Your answer should be only a number: how many lines include the word "Generate".

[Begin DATA SUPPLIED]

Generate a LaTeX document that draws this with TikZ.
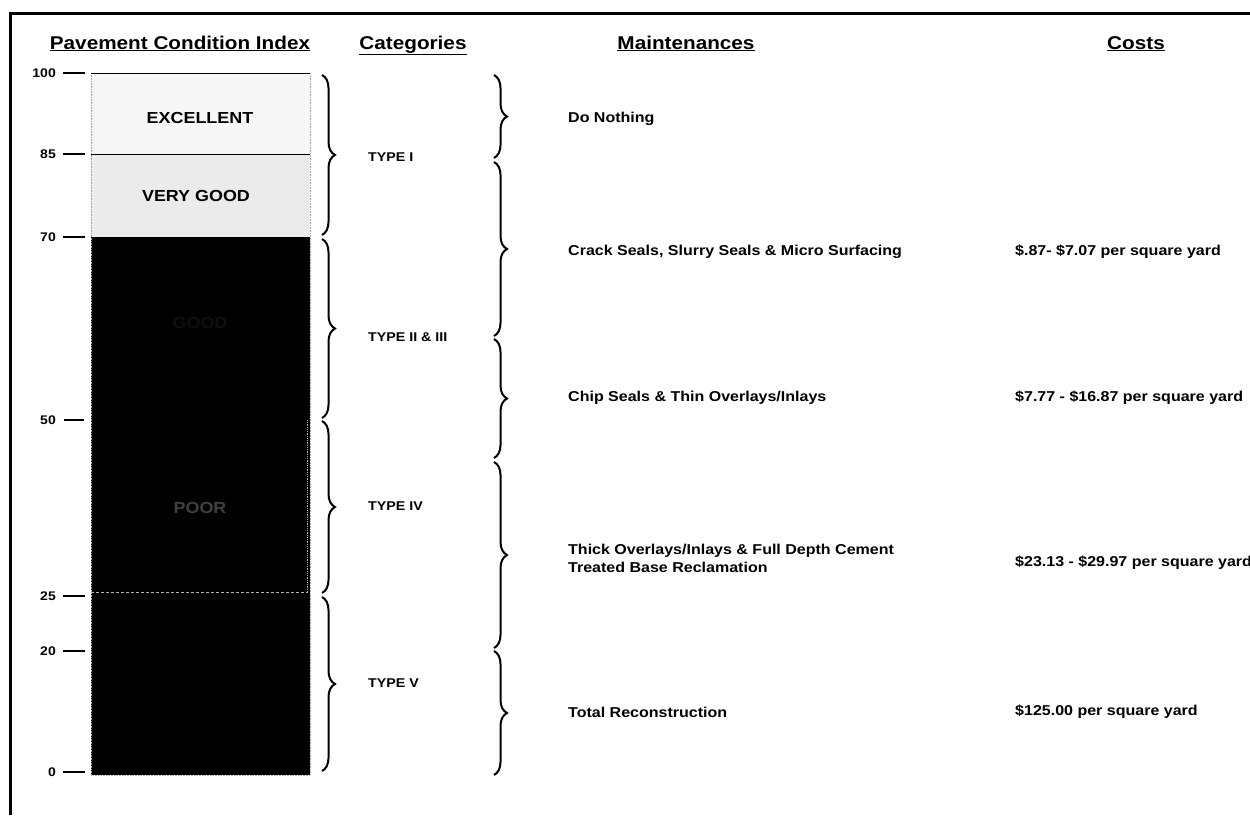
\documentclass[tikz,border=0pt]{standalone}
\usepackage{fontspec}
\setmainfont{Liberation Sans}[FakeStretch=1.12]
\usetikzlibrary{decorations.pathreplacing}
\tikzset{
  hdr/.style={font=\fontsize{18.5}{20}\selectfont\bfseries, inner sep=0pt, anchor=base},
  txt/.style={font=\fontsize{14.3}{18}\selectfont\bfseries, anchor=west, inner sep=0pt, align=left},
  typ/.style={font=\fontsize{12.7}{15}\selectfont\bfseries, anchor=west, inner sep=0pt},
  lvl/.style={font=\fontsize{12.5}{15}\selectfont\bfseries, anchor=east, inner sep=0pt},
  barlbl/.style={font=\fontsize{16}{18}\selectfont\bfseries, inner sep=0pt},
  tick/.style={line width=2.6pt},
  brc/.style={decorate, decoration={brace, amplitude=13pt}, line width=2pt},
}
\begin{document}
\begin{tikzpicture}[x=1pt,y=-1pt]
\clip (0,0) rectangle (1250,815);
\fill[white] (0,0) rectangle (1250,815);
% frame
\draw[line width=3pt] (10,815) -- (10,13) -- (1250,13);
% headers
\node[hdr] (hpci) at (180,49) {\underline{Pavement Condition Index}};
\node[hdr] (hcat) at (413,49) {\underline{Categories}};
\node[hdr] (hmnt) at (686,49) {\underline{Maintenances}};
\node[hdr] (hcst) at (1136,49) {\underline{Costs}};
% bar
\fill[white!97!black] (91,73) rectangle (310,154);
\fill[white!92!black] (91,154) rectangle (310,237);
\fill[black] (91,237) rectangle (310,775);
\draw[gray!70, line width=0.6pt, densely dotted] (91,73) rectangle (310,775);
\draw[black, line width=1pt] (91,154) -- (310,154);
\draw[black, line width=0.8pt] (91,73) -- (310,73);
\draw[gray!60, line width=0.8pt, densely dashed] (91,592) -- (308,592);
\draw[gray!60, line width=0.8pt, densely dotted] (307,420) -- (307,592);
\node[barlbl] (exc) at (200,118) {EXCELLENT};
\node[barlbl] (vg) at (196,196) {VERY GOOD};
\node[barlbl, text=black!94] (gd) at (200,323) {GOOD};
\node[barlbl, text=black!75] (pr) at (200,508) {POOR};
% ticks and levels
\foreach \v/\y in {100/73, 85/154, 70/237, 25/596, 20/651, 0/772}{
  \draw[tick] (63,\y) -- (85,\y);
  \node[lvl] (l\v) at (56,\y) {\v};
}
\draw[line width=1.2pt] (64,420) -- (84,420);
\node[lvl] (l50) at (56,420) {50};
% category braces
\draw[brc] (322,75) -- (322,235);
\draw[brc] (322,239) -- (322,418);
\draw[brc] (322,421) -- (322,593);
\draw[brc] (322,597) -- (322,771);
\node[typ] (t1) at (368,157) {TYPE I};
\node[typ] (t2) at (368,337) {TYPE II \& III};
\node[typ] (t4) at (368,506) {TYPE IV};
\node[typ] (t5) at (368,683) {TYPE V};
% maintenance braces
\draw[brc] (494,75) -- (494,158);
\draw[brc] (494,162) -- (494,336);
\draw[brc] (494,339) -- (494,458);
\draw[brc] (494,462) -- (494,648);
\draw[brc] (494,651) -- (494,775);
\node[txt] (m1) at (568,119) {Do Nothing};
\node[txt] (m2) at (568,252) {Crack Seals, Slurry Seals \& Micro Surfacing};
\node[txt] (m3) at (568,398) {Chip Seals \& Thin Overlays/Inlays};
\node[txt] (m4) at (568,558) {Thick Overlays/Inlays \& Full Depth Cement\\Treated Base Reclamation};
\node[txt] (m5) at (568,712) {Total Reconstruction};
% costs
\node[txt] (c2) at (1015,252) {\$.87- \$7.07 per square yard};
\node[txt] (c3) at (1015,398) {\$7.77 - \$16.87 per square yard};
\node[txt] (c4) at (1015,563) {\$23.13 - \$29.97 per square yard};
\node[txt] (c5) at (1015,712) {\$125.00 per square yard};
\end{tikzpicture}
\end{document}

[End DATA SUPPLIED]
[Begin DATA SUPPLIED]

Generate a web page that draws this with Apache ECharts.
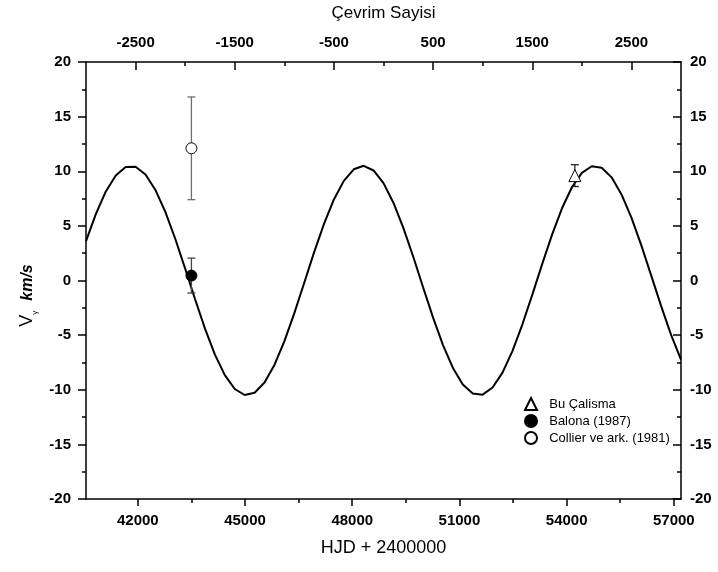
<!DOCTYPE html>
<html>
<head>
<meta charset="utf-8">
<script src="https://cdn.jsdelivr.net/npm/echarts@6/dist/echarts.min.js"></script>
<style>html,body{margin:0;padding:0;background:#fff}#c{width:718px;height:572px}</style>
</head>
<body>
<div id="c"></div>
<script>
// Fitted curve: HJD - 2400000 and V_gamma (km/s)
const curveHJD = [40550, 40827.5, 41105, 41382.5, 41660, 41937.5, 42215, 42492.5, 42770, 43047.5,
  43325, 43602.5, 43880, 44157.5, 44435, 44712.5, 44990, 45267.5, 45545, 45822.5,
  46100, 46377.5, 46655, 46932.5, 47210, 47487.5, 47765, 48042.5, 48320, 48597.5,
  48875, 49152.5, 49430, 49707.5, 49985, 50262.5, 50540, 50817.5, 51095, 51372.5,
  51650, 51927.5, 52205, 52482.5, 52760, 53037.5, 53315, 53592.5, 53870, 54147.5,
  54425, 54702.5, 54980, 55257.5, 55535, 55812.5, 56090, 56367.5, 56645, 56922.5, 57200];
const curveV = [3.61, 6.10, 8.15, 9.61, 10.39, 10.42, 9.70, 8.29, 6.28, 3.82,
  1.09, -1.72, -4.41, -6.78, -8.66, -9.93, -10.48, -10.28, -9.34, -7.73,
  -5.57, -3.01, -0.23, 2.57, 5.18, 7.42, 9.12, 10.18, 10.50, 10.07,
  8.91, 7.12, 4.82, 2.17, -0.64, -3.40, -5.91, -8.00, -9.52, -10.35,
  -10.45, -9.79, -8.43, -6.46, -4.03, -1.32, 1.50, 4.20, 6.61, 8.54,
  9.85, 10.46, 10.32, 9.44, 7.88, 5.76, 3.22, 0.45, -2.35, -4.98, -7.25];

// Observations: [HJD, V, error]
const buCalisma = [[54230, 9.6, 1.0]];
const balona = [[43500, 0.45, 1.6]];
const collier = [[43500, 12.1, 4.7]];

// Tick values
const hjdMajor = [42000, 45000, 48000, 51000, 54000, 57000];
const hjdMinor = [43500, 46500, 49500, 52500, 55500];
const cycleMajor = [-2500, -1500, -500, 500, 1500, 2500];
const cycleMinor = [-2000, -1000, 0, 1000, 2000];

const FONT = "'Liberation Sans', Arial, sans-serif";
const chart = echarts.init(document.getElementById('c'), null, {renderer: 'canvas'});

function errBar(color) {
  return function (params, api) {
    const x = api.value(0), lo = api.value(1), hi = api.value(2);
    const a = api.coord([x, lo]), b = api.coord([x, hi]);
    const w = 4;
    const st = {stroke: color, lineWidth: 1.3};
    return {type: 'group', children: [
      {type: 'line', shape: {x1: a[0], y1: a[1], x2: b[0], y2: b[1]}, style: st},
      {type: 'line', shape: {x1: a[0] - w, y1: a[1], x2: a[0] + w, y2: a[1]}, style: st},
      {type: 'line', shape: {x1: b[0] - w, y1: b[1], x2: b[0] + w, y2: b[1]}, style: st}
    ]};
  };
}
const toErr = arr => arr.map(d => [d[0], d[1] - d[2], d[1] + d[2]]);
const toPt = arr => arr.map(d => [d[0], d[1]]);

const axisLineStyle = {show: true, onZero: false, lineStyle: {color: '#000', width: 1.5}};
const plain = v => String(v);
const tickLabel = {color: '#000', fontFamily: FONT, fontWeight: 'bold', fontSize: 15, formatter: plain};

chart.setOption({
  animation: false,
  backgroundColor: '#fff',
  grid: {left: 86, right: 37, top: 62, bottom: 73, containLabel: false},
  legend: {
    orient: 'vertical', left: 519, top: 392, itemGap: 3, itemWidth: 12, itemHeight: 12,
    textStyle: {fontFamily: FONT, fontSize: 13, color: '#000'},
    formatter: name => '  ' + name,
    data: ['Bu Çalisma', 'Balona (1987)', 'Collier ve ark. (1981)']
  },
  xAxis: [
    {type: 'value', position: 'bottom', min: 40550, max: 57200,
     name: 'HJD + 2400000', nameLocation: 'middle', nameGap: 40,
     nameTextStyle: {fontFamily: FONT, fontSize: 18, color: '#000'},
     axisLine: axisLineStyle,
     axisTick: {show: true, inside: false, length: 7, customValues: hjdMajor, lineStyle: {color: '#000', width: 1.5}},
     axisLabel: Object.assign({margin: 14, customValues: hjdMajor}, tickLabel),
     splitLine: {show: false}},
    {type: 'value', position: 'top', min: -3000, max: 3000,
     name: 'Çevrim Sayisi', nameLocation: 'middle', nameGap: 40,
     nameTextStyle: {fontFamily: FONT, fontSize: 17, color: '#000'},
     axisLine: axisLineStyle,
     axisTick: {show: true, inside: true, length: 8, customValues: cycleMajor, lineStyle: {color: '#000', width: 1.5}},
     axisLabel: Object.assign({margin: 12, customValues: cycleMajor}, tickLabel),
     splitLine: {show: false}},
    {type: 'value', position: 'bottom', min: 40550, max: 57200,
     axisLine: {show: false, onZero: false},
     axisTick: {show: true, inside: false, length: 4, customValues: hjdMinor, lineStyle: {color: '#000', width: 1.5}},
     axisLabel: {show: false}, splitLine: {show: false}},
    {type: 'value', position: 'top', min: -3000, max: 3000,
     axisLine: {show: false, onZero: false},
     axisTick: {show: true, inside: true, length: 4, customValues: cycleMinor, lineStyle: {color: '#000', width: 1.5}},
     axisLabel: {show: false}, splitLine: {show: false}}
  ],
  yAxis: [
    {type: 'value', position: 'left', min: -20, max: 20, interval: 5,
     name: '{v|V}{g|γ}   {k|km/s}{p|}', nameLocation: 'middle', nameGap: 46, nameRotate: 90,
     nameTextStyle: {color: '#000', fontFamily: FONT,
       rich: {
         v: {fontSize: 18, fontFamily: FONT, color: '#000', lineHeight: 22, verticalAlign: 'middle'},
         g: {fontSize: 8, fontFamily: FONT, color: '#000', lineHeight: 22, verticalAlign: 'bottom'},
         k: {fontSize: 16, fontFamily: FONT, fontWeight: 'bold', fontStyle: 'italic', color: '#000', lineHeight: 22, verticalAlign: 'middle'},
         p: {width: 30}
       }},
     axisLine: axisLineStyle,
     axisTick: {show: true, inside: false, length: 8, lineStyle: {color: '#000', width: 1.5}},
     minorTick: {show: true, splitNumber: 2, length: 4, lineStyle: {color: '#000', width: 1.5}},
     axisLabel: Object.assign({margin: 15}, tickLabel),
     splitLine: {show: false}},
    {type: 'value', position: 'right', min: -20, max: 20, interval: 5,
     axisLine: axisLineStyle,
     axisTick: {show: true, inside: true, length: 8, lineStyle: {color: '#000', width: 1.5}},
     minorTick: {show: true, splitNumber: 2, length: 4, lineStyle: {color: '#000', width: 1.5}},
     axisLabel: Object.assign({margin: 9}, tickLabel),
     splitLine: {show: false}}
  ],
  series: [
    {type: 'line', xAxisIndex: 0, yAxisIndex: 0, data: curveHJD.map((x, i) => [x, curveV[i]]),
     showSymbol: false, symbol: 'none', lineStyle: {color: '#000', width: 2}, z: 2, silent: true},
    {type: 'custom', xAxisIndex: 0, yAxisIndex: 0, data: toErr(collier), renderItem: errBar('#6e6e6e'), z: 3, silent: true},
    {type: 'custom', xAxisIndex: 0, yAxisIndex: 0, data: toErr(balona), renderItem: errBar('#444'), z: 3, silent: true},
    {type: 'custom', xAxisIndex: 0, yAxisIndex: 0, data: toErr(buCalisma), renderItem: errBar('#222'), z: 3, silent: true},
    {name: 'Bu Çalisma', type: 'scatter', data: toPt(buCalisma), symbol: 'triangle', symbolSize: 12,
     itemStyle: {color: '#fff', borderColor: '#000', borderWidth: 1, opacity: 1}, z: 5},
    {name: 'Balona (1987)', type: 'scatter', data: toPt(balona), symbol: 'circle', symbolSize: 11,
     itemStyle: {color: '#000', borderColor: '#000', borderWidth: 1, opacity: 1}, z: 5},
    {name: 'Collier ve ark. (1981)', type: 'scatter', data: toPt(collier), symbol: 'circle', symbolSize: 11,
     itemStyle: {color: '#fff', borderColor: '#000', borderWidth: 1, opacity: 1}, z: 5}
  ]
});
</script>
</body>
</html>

[End DATA SUPPLIED]

▶ _SOLUTION FOR THIS PROBLEM_: 2